» Stated goal
Set down word for word each line from the start of the listing through the line that contains "for t, s in", both included.

» Given material
+---+
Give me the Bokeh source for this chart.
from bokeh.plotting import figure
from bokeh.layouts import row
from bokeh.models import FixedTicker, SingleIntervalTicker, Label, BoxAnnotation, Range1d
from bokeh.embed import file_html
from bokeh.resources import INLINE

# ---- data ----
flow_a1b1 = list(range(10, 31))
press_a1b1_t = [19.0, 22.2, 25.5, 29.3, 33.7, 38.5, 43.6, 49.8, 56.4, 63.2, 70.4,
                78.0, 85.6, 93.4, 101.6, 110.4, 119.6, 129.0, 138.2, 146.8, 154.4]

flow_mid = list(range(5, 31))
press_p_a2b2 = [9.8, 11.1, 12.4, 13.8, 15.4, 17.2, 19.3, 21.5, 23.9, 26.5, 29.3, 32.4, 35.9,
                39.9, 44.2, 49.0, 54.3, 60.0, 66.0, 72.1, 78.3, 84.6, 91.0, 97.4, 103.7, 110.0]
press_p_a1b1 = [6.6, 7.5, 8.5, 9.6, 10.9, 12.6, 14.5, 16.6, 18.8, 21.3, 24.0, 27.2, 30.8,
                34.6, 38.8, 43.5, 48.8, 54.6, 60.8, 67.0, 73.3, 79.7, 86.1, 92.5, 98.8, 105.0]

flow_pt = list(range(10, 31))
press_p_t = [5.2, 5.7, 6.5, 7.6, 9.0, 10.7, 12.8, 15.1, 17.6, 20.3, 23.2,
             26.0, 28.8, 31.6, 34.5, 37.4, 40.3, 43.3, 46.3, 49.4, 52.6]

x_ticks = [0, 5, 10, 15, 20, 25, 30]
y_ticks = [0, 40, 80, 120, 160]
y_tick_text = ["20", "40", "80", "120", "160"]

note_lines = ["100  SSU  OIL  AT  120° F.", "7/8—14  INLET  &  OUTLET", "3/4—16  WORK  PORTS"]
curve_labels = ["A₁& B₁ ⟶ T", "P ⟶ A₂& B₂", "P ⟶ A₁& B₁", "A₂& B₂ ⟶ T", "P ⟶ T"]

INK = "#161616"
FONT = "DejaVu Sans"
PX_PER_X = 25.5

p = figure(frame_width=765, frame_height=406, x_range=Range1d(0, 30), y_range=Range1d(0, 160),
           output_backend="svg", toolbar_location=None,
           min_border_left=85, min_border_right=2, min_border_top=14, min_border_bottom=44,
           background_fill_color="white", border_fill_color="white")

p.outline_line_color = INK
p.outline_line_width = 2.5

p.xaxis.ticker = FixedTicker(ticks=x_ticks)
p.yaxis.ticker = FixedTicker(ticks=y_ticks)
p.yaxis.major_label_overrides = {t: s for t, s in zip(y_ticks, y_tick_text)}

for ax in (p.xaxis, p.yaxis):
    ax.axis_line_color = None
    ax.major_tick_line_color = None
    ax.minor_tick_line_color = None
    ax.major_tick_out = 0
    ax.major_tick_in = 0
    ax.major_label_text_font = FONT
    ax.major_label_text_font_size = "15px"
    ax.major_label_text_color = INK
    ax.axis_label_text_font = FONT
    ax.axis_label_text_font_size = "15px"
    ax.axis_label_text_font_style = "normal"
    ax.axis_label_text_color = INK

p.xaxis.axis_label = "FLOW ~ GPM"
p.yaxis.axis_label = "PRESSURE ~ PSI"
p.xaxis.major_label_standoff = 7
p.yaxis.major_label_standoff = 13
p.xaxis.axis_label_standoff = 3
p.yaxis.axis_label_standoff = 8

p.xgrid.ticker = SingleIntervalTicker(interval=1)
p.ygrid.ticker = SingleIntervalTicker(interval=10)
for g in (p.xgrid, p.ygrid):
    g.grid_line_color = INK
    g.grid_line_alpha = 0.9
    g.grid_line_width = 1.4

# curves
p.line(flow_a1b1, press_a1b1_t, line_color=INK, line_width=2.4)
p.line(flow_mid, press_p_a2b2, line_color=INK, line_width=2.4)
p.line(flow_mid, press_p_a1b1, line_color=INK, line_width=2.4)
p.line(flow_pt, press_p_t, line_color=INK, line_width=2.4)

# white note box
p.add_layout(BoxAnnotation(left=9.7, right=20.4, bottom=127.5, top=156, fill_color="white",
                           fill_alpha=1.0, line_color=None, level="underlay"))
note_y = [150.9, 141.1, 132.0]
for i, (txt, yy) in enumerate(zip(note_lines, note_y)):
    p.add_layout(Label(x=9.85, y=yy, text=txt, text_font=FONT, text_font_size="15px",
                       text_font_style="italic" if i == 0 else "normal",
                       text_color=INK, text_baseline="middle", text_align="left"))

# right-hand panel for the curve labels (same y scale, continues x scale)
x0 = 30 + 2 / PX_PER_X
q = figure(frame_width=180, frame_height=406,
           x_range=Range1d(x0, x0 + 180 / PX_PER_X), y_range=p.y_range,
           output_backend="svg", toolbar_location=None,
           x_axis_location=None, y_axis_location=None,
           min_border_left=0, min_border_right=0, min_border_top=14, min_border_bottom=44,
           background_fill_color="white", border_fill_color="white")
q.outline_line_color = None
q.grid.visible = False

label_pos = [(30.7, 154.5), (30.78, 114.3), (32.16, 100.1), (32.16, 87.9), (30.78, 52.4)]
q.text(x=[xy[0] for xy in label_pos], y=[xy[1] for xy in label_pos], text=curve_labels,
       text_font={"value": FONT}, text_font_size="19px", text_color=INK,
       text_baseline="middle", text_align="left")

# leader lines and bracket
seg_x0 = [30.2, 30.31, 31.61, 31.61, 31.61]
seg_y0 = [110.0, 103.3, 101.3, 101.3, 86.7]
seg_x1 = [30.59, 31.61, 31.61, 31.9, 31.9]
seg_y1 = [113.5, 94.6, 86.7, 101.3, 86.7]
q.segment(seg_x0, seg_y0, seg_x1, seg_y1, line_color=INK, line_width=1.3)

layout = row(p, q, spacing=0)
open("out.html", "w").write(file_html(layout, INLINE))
+---+
» Task response
Give me the Bokeh source for this chart.
from bokeh.plotting import figure
from bokeh.layouts import row
from bokeh.models import FixedTicker, SingleIntervalTicker, Label, BoxAnnotation, Range1d
from bokeh.embed import file_html
from bokeh.resources import INLINE

# ---- data ----
flow_a1b1 = list(range(10, 31))
press_a1b1_t = [19.0, 22.2, 25.5, 29.3, 33.7, 38.5, 43.6, 49.8, 56.4, 63.2, 70.4,
                78.0, 85.6, 93.4, 101.6, 110.4, 119.6, 129.0, 138.2, 146.8, 154.4]

flow_mid = list(range(5, 31))
press_p_a2b2 = [9.8, 11.1, 12.4, 13.8, 15.4, 17.2, 19.3, 21.5, 23.9, 26.5, 29.3, 32.4, 35.9,
                39.9, 44.2, 49.0, 54.3, 60.0, 66.0, 72.1, 78.3, 84.6, 91.0, 97.4, 103.7, 110.0]
press_p_a1b1 = [6.6, 7.5, 8.5, 9.6, 10.9, 12.6, 14.5, 16.6, 18.8, 21.3, 24.0, 27.2, 30.8,
                34.6, 38.8, 43.5, 48.8, 54.6, 60.8, 67.0, 73.3, 79.7, 86.1, 92.5, 98.8, 105.0]

flow_pt = list(range(10, 31))
press_p_t = [5.2, 5.7, 6.5, 7.6, 9.0, 10.7, 12.8, 15.1, 17.6, 20.3, 23.2,
             26.0, 28.8, 31.6, 34.5, 37.4, 40.3, 43.3, 46.3, 49.4, 52.6]

x_ticks = [0, 5, 10, 15, 20, 25, 30]
y_ticks = [0, 40, 80, 120, 160]
y_tick_text = ["20", "40", "80", "120", "160"]

note_lines = ["100  SSU  OIL  AT  120° F.", "7/8—14  INLET  &  OUTLET", "3/4—16  WORK  PORTS"]
curve_labels = ["A₁& B₁ ⟶ T", "P ⟶ A₂& B₂", "P ⟶ A₁& B₁", "A₂& B₂ ⟶ T", "P ⟶ T"]

INK = "#161616"
FONT = "DejaVu Sans"
PX_PER_X = 25.5

p = figure(frame_width=765, frame_height=406, x_range=Range1d(0, 30), y_range=Range1d(0, 160),
           output_backend="svg", toolbar_location=None,
           min_border_left=85, min_border_right=2, min_border_top=14, min_border_bottom=44,
           background_fill_color="white", border_fill_color="white")

p.outline_line_color = INK
p.outline_line_width = 2.5

p.xaxis.ticker = FixedTicker(ticks=x_ticks)
p.yaxis.ticker = FixedTicker(ticks=y_ticks)
p.yaxis.major_label_overrides = {t: s for t, s in zip(y_ticks, y_tick_text)}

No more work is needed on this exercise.